# Instruction
Can you set down, exactly as they appear below, the lines from the opening of the material through the one bearing "(segselT) at (210,399)", minus the pictures?

# Given information
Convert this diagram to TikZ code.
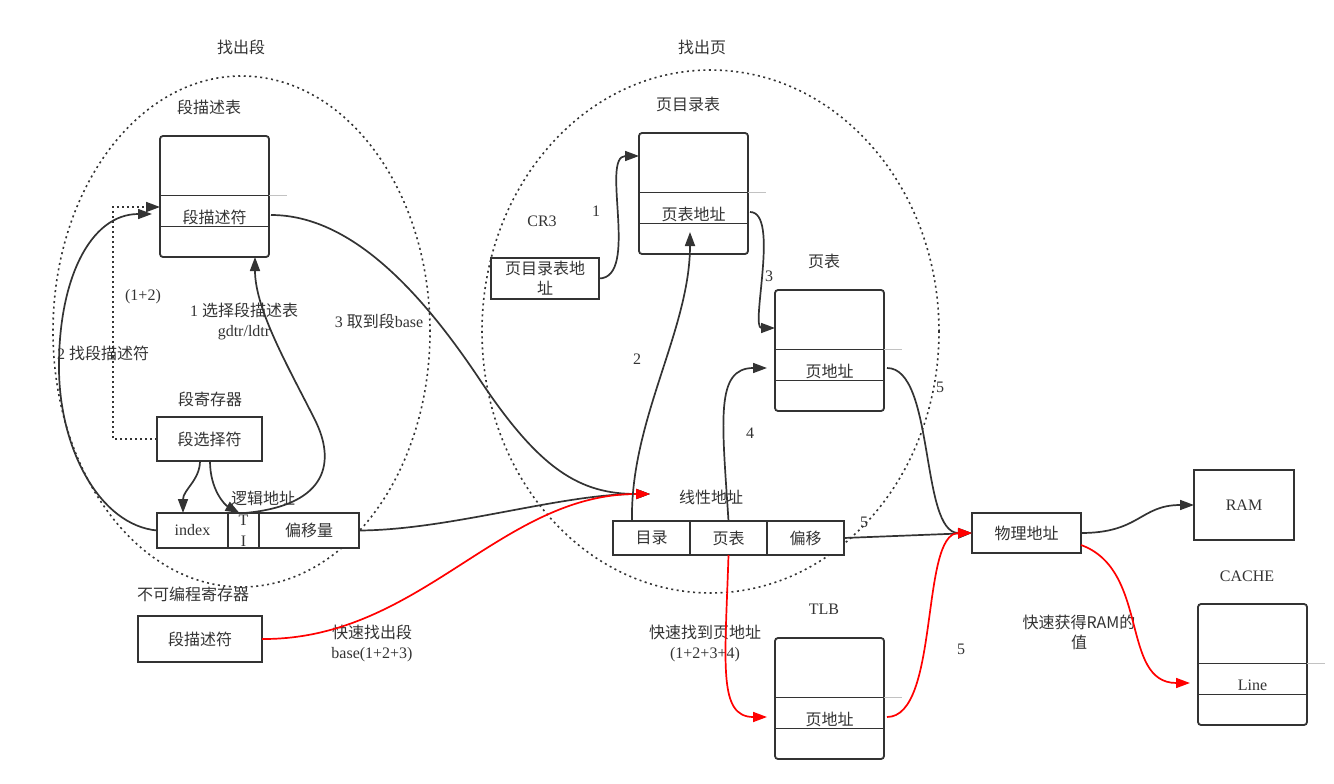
\documentclass[tikz,border=0pt]{standalone}
\usepackage{fontspec}
\setmainfont{Liberation Serif}
\newfontfamily\zh{Noto Sans CJK SC}
\usetikzlibrary{arrows.meta,positioning,shapes.geometric}
\definecolor{ink}{HTML}{333333}
\definecolor{hot}{HTML}{FF0000}

\begin{document}
\begin{tikzpicture}[x=1pt,y=-1pt,
    every node/.style={font=\fontsize{16}{20}\selectfont, text=ink},
    tag/.style={inner sep=1pt, align=center},
    cell/.style={draw=ink, line width=1.8pt, fill=white, inner sep=0pt, outer sep=0pt, minimum height=35pt, align=center},
    listbox/.style={draw=ink, line width=1.8pt, fill=white, rounded corners=3pt, minimum width=109pt, minimum height=121pt, inner sep=0pt, outer sep=0pt},
    row/.style={minimum width=109pt, minimum height=26pt, inner sep=0pt, outer sep=0pt, yshift=-20.5pt},
    rowline/.style={draw=ink, line width=1.7pt},
    zone/.style={ellipse, draw=ink, line width=1.6pt, dash pattern=on 2pt off 3.5pt, inner sep=0pt},
    link/.style={draw=ink, line width=1.7pt, -{Triangle[length=14pt,width=10pt]}},
    fast/.style={link, draw=hot},
  ]
  \useasboundingbox (0,0) rectangle (1334,784);

  % Zones:
  %   the two dotted regions, segment lookup and page lookup
  \node[zone, minimum width=377pt, minimum height=511pt] (segzone) at (241.5,331.5) {};
  \node[zone, minimum width=457pt, minimum height=523pt] (pagezone) at (710.5,331.5) {};
  \node[tag] (segzoneT) at (241,47) {\zh 找出段};
  \node[tag] (pagezoneT) at (702,47) {\zh 找出页};

  % Segment descriptor table
  \node[listbox] (segtab) at (214.5,196.5) {};
  \node[row] (segdesc) at (segtab) {\zh 段描述符};
  \node[tag] (segtabT) at (209,107) {\zh 段描述表};

  % Segment register
  \node[cell, minimum width=105pt, minimum height=44pt] (segsel) at (209.5,439) {\zh 段选择符};
  \node[tag] (segselT) at (210,399) {\zh 段寄存器};

  % Logical address
  \node[cell, minimum width=71pt] (lidx) at (192.5,530.5) {index};
  \node[cell, minimum width=31pt, right=0pt of lidx, font=\fontsize{16}{21}\selectfont] (lti) {T\\I};
  \node[cell, minimum width=100pt, right=0pt of lti] (loff) {\zh 偏移量};
  \node[tag] (logT) at (263,498) {\zh 逻辑地址};

  % Hidden descriptor cache
  \node[cell, minimum width=124pt, minimum height=46pt] (hdesc) at (200,639) {\zh 段描述符};
  \node[tag] (hdescT) at (193,594) {\zh 不可编程寄存器};

  \node[tag] (l12) at (143,297) {(1+2)};
  \node[tag] (step1) at (244,321) {1 {\zh 选择段描述表}\\gdtr/ldtr};
  \node[tag] (step3) at (379,321) {3 {\zh 取到段}base};
  \node[tag] (step2) at (103,353) {2 {\zh 找段描述符}};
  \node[tag] (fastseg) at (372,643) {{\zh 快速找出段}\\base(1+2+3)};

  % Page directory
  \node[listbox] (dirtab) at (693.5,193.5) {};
  \node[row] (ptaddr) at (dirtab) {\zh 页表地址};
  \node[tag] (dirtabT) at (688,104) {\zh 页目录表};
  \node[cell, minimum width=108pt, minimum height=41pt] (cr3) at (545,278.5) {{\zh 页目录表地}\\{\zh 址}};
  \node[tag] (cr3T) at (542,221) {CR3};

  % Page table
  \node[listbox] (pgtab) at (829.5,350.5) {};
  \node[row] (pgaddr) at (pgtab) {\zh 页地址};
  \node[tag] (pgtabT) at (824,261) {\zh 页表};

  % Linear address
  \node[cell, minimum width=77pt, minimum height=34pt] (ldir) at (651.5,538) {\zh 目录};
  \node[cell, minimum width=77pt, minimum height=34pt, right=0pt of ldir] (lpt) {\zh 页表};
  \node[cell, minimum width=77pt, minimum height=34pt, right=0pt of lpt] (loffs) {\zh 偏移};
  \node[tag] (linT) at (711,497) {\zh 线性地址};
  \coordinate (linin) at (650,494);

  % TLB
  \node[listbox] (tlb) at (829.5,698.5) {};
  \node[row] (tlbaddr) at (tlb) {\zh 页地址};
  \node[tag] (tlbT) at (824,609) {TLB};
  \node[tag] (fastpg) at (705,643) {{\zh 快速找到页地址}\\(1+2+3+4)};

  % Physical address, RAM and cache
  \node[cell, minimum width=109pt, minimum height=40pt] (phys) at (1026.5,533) {\zh 物理地址};
  \node[cell, minimum width=100pt, minimum height=70pt] (ram) at (1244,505) {RAM};
  \node[listbox] (cache) at (1252.5,664.5) {};
  \node[row] (cline) at (cache) {Line};
  \node[tag] (cacheT) at (1247,576) {CACHE};
  \node[tag] (fastram) at (1079,632) {{\zh 快速获得RAM的}\\{\zh 值}};

  \node[tag] (n1) at (596,211) {1};
  \node[tag] (n2) at (637,359) {2};
  \node[tag] (n3) at (769,276) {3};
  \node[tag] (n4) at (750,433) {4};
  \node[tag] (n5a) at (940,387) {5};
  \node[tag] (n5b) at (864,522) {5};
  \node[tag] (n5c) at (961,649) {5};

  % rows of the list boxes
  \foreach \tab in {segtab,dirtab,pgtab,tlb,cache}{
    \draw[rowline] ([yshift=1pt]\tab.west) -- ([yshift=1pt]\tab.east);
    \draw[rowline] ([yshift=-30pt]\tab.west) -- ([yshift=-30pt]\tab.east);
    \draw[ink!30, line width=0.8pt] ([yshift=1pt]\tab.east) -- ++(18,0);
  }

  % Segment lookup
  \draw[link, dash pattern=on 2pt off 3pt] (segsel.west) -- ++(-44,0) |- ([yshift=10pt]segdesc.west);
  \draw[link] (lidx.west) .. controls (100,525) and (60,450) .. (59,370)
    .. controls (58,280) and (90,214) .. ([shift={(-8,-3)}]segdesc.west);
  \draw[link] ([xshift=-9.5pt]segsel.south) .. controls (200,480) and (183,490) .. ([xshift=-9.5pt]lidx.north);
  \draw[link] ([xshift=0.5pt]segsel.south) .. controls (210,490) and (225,505) .. ([xshift=-4pt]lti.north);
  \draw[link] ([xshift=1.5pt]lti.north) .. controls (330,505) and (335,460) .. (315,420)
    .. controls (290,370) and (255,310) .. ([xshift=40.5pt]segtab.south);
  \draw[link] ([shift={(2,-2)}]segdesc.east) .. controls (350,215) and (420,290) .. (480,380)
    .. controls (540,470) and (580,494) .. (linin);
  \draw[link] (loff.east) .. controls (450,530) and (560,494) .. (linin);
  \draw[fast] (hdesc.east) .. controls (420,640) and (500,494) .. (linin);

  % Page lookup
  \draw[link] (cr3.east) .. controls (640,278) and (600,156) .. ([yshift=-23pt]dirtab.north west);
  \draw[link] ([xshift=-19.5pt]ldir.north) .. controls (630,420) and (690,330) .. ([shift={(-3.5,18)}]ptaddr.center);
  \draw[link] ([shift={(2,-2)}]ptaddr.east) .. controls (780,212) and (750,328) .. ([yshift=22.5pt]pgtab.west);
  \draw[link] (lpt.north) .. controls (722,420) and (715,368) .. ([shift={(-8,-3)}]pgaddr.west);
  \draw[link] ([shift={(3,-3)}]pgaddr.east) .. controls (935,368) and (920,533) .. (phys.west);
  \draw[link] (loffs.east) -- (phys.west);
  \draw[fast] (lpt.south) .. controls (725,665) and (718,717) .. ([shift={(-8,-2)}]tlbaddr.west);
  \draw[fast] ([shift={(3,-2)}]tlbaddr.east) .. controls (940,717) and (920,533) .. (phys.west);

  % Memory
  \draw[link] (phys.east) .. controls (1140,533) and (1140,505) .. (ram.west);
  \draw[fast] ([yshift=-12pt]phys.east) .. controls (1150,570) and (1120,683) .. ([shift={(-8,-2)}]cline.west);
\end{tikzpicture}
\end{document}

# Written answer
Convert this diagram to TikZ code.
\documentclass[tikz,border=0pt]{standalone}
\usepackage{fontspec}
\setmainfont{Liberation Serif}
\newfontfamily\zh{Noto Sans CJK SC}
\usetikzlibrary{arrows.meta,positioning,shapes.geometric}
\definecolor{ink}{HTML}{333333}
\definecolor{hot}{HTML}{FF0000}

\begin{document}
\begin{tikzpicture}[x=1pt,y=-1pt,
    every node/.style={font=\fontsize{16}{20}\selectfont, text=ink},
    tag/.style={inner sep=1pt, align=center},
    cell/.style={draw=ink, line width=1.8pt, fill=white, inner sep=0pt, outer sep=0pt, minimum height=35pt, align=center},
    listbox/.style={draw=ink, line width=1.8pt, fill=white, rounded corners=3pt, minimum width=109pt, minimum height=121pt, inner sep=0pt, outer sep=0pt},
    row/.style={minimum width=109pt, minimum height=26pt, inner sep=0pt, outer sep=0pt, yshift=-20.5pt},
    rowline/.style={draw=ink, line width=1.7pt},
    zone/.style={ellipse, draw=ink, line width=1.6pt, dash pattern=on 2pt off 3.5pt, inner sep=0pt},
    link/.style={draw=ink, line width=1.7pt, -{Triangle[length=14pt,width=10pt]}},
    fast/.style={link, draw=hot},
  ]
  \useasboundingbox (0,0) rectangle (1334,784);

  % Zones:
  %   the two dotted regions, segment lookup and page lookup
  \node[zone, minimum width=377pt, minimum height=511pt] (segzone) at (241.5,331.5) {};
  \node[zone, minimum width=457pt, minimum height=523pt] (pagezone) at (710.5,331.5) {};
  \node[tag] (segzoneT) at (241,47) {\zh 找出段};
  \node[tag] (pagezoneT) at (702,47) {\zh 找出页};

  % Segment descriptor table
  \node[listbox] (segtab) at (214.5,196.5) {};
  \node[row] (segdesc) at (segtab) {\zh 段描述符};
  \node[tag] (segtabT) at (209,107) {\zh 段描述表};

  % Segment register
  \node[cell, minimum width=105pt, minimum height=44pt] (segsel) at (209.5,439) {\zh 段选择符};
  \node[tag] (segselT) at (210,399) {\zh 段寄存器};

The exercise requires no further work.